--- Begin Provided records ---
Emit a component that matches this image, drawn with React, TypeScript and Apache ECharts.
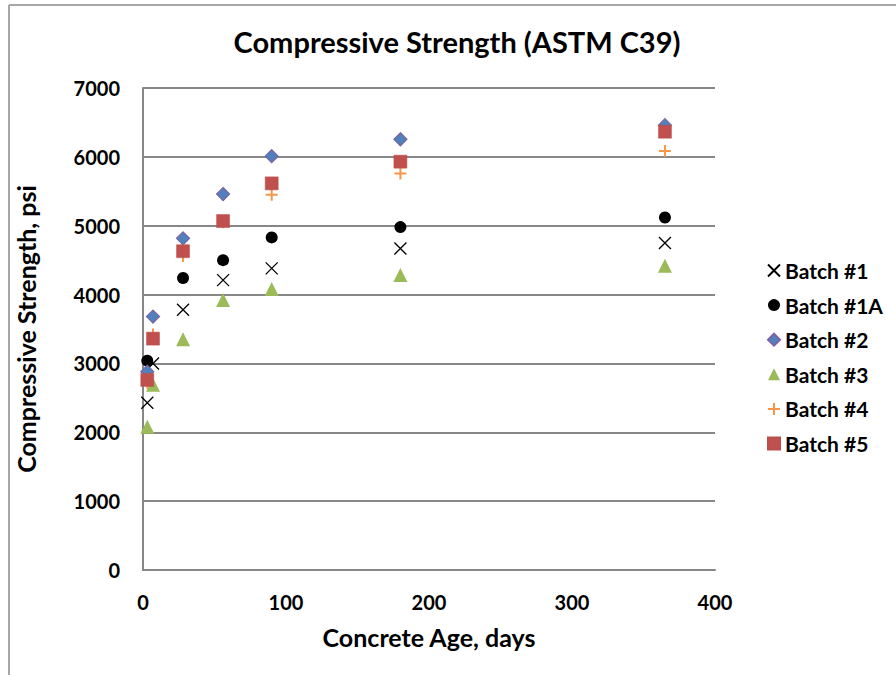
import React, { useEffect, useRef } from "react";
import * as echarts from "echarts";

const titleText = "Compressive Strength (ASTM C39)";
const xAxisName = "Concrete Age, days";
const yAxisName = "Compressive Strength, psi";

const ages = [3, 7, 28, 56, 90, 180, 365];
const batch1 = [2430, 3000, 3780, 4210, 4380, 4670, 4750];
const ages1A = [3, 28, 56, 90, 180, 365];
const batch1A = [3040, 4240, 4500, 4830, 4980, 5120];
const batch2 = [2880, 3680, 4817, 5460, 6010, 6255, 6460];
const batch3 = [2080, 2690, 3350, 3920, 4080, 4285, 4420];
const batch4 = [2720, 3420, 4560, 5050, 5450, 5760, 6085];
const batch5 = [2760, 3360, 4630, 5068, 5615, 5930, 6365];

const FONT = "Lato";

const pair = (xs: number[], ys: number[]) => xs.map((x, i) => [x, ys[i]]);

export default function App() {
  const ref = useRef<HTMLDivElement>(null);
  useEffect(() => {
    if (!ref.current) return;
    const chart = echarts.init(ref.current, undefined, { renderer: "svg" });
    const labelStyle = { fontFamily: FONT, fontWeight: "bold", fontSize: 20, color: "#000" };
    const nameStyle = { fontFamily: FONT, fontWeight: "bold", fontSize: 25, color: "#000" };
    const gridColor = "#878787";
    chart.setOption({
      animation: false,
      backgroundColor: "#fff",
      title: {
        text: titleText,
        left: 452,
        top: 22,
        textAlign: "center",
        textStyle: { fontFamily: FONT, fontWeight: "bold", fontSize: 29, color: "#000" },
      },
      graphic: [
        { type: "line", shape: { x1: 9, y1: 5, x2: 896, y2: 5 }, style: { stroke: "#a6a6a6", lineWidth: 2 } },
        { type: "line", shape: { x1: 9, y1: 5, x2: 9, y2: 675 }, style: { stroke: "#a6a6a6", lineWidth: 2 } },
      ],
      grid: { left: 143, right: 181, top: 88, bottom: 105, containLabel: false },
      xAxis: {
        type: "value",
        min: 0,
        max: 400,
        interval: 100,
        name: xAxisName,
        nameLocation: "middle",
        nameGap: 54,
        nameTextStyle: nameStyle,
        axisLine: { show: true, lineStyle: { color: gridColor, width: 2 } },
        axisTick: { show: false },
        splitLine: { show: false },
        axisLabel: { ...labelStyle, margin: 22, formatter: (v: number) => String(v) },
      },
      yAxis: {
        type: "value",
        min: 0,
        max: 7000,
        interval: 1000,
        name: yAxisName,
        nameLocation: "middle",
        nameGap: 105,
        nameTextStyle: nameStyle,
        axisLine: { show: true, lineStyle: { color: gridColor, width: 2 } },
        axisTick: { show: false },
        splitLine: { show: true, lineStyle: { color: gridColor, width: 2 } },
        axisLabel: { ...labelStyle, margin: 23, formatter: (v: number) => String(v) },
      },
      legend: {
        orient: "vertical",
        left: 762,
        top: 255,
        itemWidth: 12,
        itemHeight: 12,
        itemGap: 13.6,
        itemTextGap: 9,
        textStyle: { fontFamily: FONT, fontWeight: "bold", fontSize: 21, color: "#000", lineHeight: 20 },
        data: ["Batch #1", "Batch #1A", "Batch #2", "Batch #3", "Batch #4", "Batch #5"],
      },
      series: [
        {
          name: "Batch #1",
          type: "scatter",
          symbol: "path://M0,0L10,10M10,0L0,10",
          symbolSize: 12,
          itemStyle: { color: "rgba(0,0,0,0)", borderColor: "#000", borderWidth: 1.3, opacity: 1 },
          data: pair(ages, batch1),
        },
        {
          name: "Batch #1A",
          type: "scatter",
          symbol: "circle",
          symbolSize: 12,
          itemStyle: { color: "#000", opacity: 1 },
          data: pair(ages1A, batch1A),
        },
        {
          name: "Batch #2",
          type: "scatter",
          symbol: "diamond",
          symbolSize: 13,
          itemStyle: { color: "#4f81bd", borderColor: "#7b63a3", borderWidth: 1.2, opacity: 1 },
          data: pair(ages, batch2),
        },
        {
          name: "Batch #3",
          type: "scatter",
          symbol: "triangle",
          symbolSize: 14,
          itemStyle: { color: "#9bbb59", opacity: 1 },
          data: pair(ages, batch3),
        },
        {
          name: "Batch #4",
          type: "scatter",
          symbol: "path://M5,0L5,10M0,5L10,5",
          symbolSize: 12,
          itemStyle: { color: "rgba(0,0,0,0)", borderColor: "#f79646", borderWidth: 2, opacity: 1 },
          data: pair(ages, batch4),
        },
        {
          name: "Batch #5",
          type: "scatter",
          symbol: "rect",
          symbolSize: 13,
          itemStyle: { color: "#c0504d", borderColor: "#b9504d", borderWidth: 0.5, opacity: 1 },
          data: pair(ages, batch5),
        },
      ],
    });
    return () => chart.dispose();
  }, []);
  return (
    <div
      ref={ref}
      style={{ position: "fixed", left: 0, top: 0, width: 896, height: 675, background: "#fff" }}
    />
  );
}
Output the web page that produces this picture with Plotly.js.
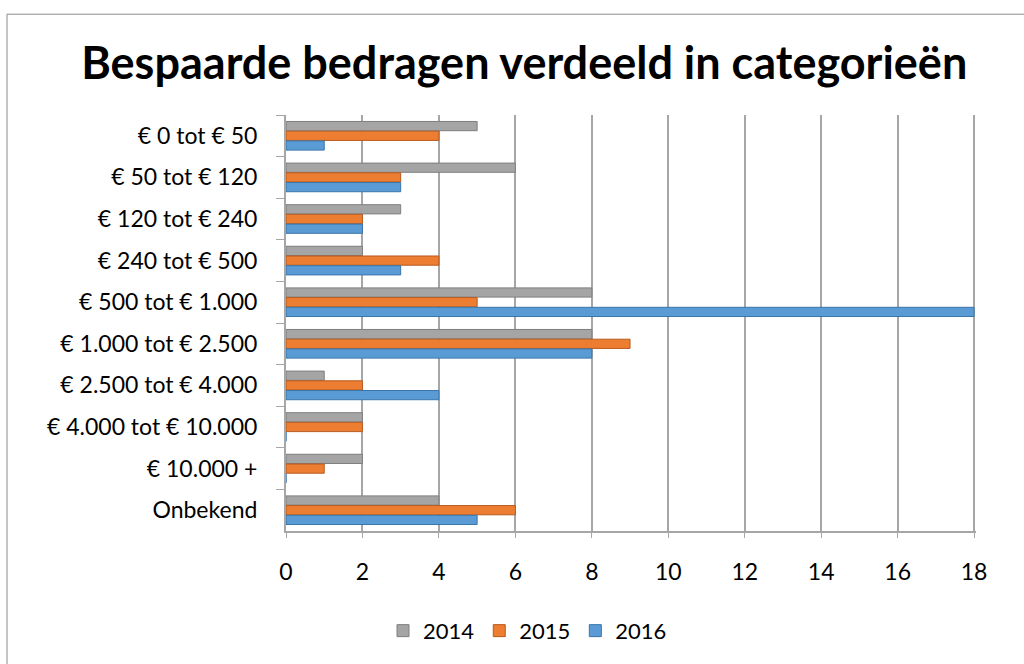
<!DOCTYPE html>
<html>
<head>
<meta charset="utf-8">
<script src="https://cdn.plot.ly/plotly-3.0.1.min.js"></script>
<style>html,body{margin:0;padding:0;background:#fff;}#chart{width:1024px;height:664px;}</style>
</head>
<body>
<div id="chart"></div>
<script>
const categories = ["€ 0 tot € 50","€ 50 tot € 120","€ 120 tot € 240","€ 240 tot € 500","€ 500 tot € 1.000","€ 1.000 tot € 2.500","€ 2.500 tot € 4.000","€ 4.000 tot € 10.000","€ 10.000 +","Onbekend"];
const values2014 = [5,6,3,2,8,8,1,2,2,4];
const values2015 = [4,3,2,4,5,9,2,2,1,6];
const values2016 = [1,3,2,3,18,8,4,0,0,5];
const seriesNames = ["2014","2015","2016"];
const seriesColors = ["#a5a5a5","#ed7d31","#5b9bd5"];
const lineColors = ["#7f7f7f","#b85a1e","#3a75aa"];
const xTicks = [0,2,4,6,8,10,12,14,16,18];

const allValues = [values2014, values2015, values2016];
const traces = allValues.map((v,i)=>({
  type:'bar', orientation:'h', name:seriesNames[i],
  x:v, y:categories,
  marker:{color:seriesColors[i], line:{color:lineColors[i], width:1}},
  hoverinfo:'x+name'
}));

const mT = 115, mB = 124;
const plotW = 1024-286-48, plotH = 664-mT-mB;
const layout = {
  width:1024, height:664,
  paper_bgcolor:'#fff', plot_bgcolor:'#fff',
  font:{family:'Lato, Calibri, sans-serif', color:'#000'},
  title:{text:'<b>Bespaarde bedragen verdeeld in categorieën</b>', x:0.512, xanchor:'center', y:0.905, yanchor:'middle', font:{size:45, family:'Lato, sans-serif', color:'#000'}},
  margin:{l:286, r:48, t:mT, b:mB},
  barmode:'group', bargap:0.3, bargroupgap:0.05,
  xaxis:{range:[0,18.05], tickvals:xTicks, ticktext:xTicks.map(String), showgrid:true, gridcolor:'#a6a6a6', gridwidth:2,
    zeroline:false, showline:true, linecolor:'#a6a6a6', linewidth:2, ticks:'outside', ticklen:5, tickcolor:'#a6a6a6',
    tickfont:{size:23}, ticklabelstandoff:14, fixedrange:true},
  yaxis:{categoryorder:'array', categoryarray:categories, autorange:'reversed', showgrid:false, zeroline:false,
    showline:true, linecolor:'#a6a6a6', linewidth:2, ticks:'outside', ticklen:8, tickcolor:'#a6a6a6', tickson:'boundaries',
    tickfont:{size:23}, ticklabelstandoff:22},
  legend:{orientation:'h', x:0.35, xanchor:'center', y:-0.24, yanchor:'middle', font:{size:22}, itemwidth:30, traceorder:'normal'},
  showlegend:true,
  shapes:[{type:'rect', xref:'paper', yref:'paper', x0:(7-286)/plotW, x1:1.2, y0:-0.5, y1:1+(mT-12)/plotH, line:{color:'#8c8c8c', width:1}, layer:'below'}]
};
Plotly.newPlot('chart', traces, layout, {displayModeBar:false, staticPlot:true});
</script>
</body>
</html>
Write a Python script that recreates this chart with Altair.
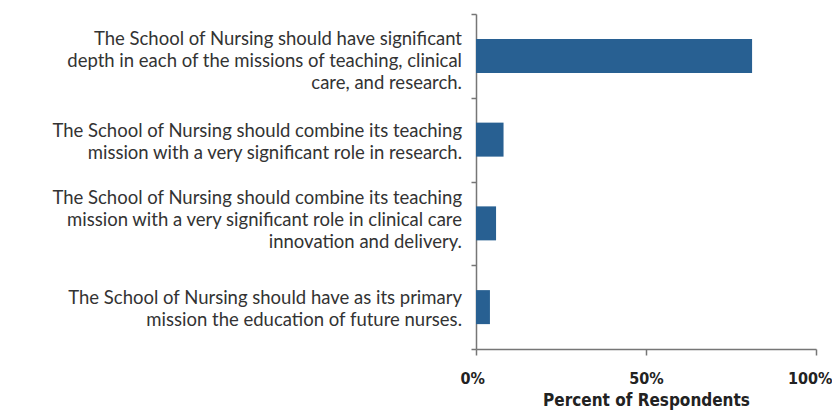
--- End Provided records ---
Task instructions —
Restate the lines of the records exactly, starting at the first and stopping after the line with "const pair = (xs: number[], ys: number[])". Leave out any picture.

Task answer —
Emit a component that matches this image, drawn with React, TypeScript and Apache ECharts.
import React, { useEffect, useRef } from "react";
import * as echarts from "echarts";

const titleText = "Compressive Strength (ASTM C39)";
const xAxisName = "Concrete Age, days";
const yAxisName = "Compressive Strength, psi";

const ages = [3, 7, 28, 56, 90, 180, 365];
const batch1 = [2430, 3000, 3780, 4210, 4380, 4670, 4750];
const ages1A = [3, 28, 56, 90, 180, 365];
const batch1A = [3040, 4240, 4500, 4830, 4980, 5120];
const batch2 = [2880, 3680, 4817, 5460, 6010, 6255, 6460];
const batch3 = [2080, 2690, 3350, 3920, 4080, 4285, 4420];
const batch4 = [2720, 3420, 4560, 5050, 5450, 5760, 6085];
const batch5 = [2760, 3360, 4630, 5068, 5615, 5930, 6365];

const FONT = "Lato";

const pair = (xs: number[], ys: number[]) => xs.map((x, i) => [x, ys[i]]);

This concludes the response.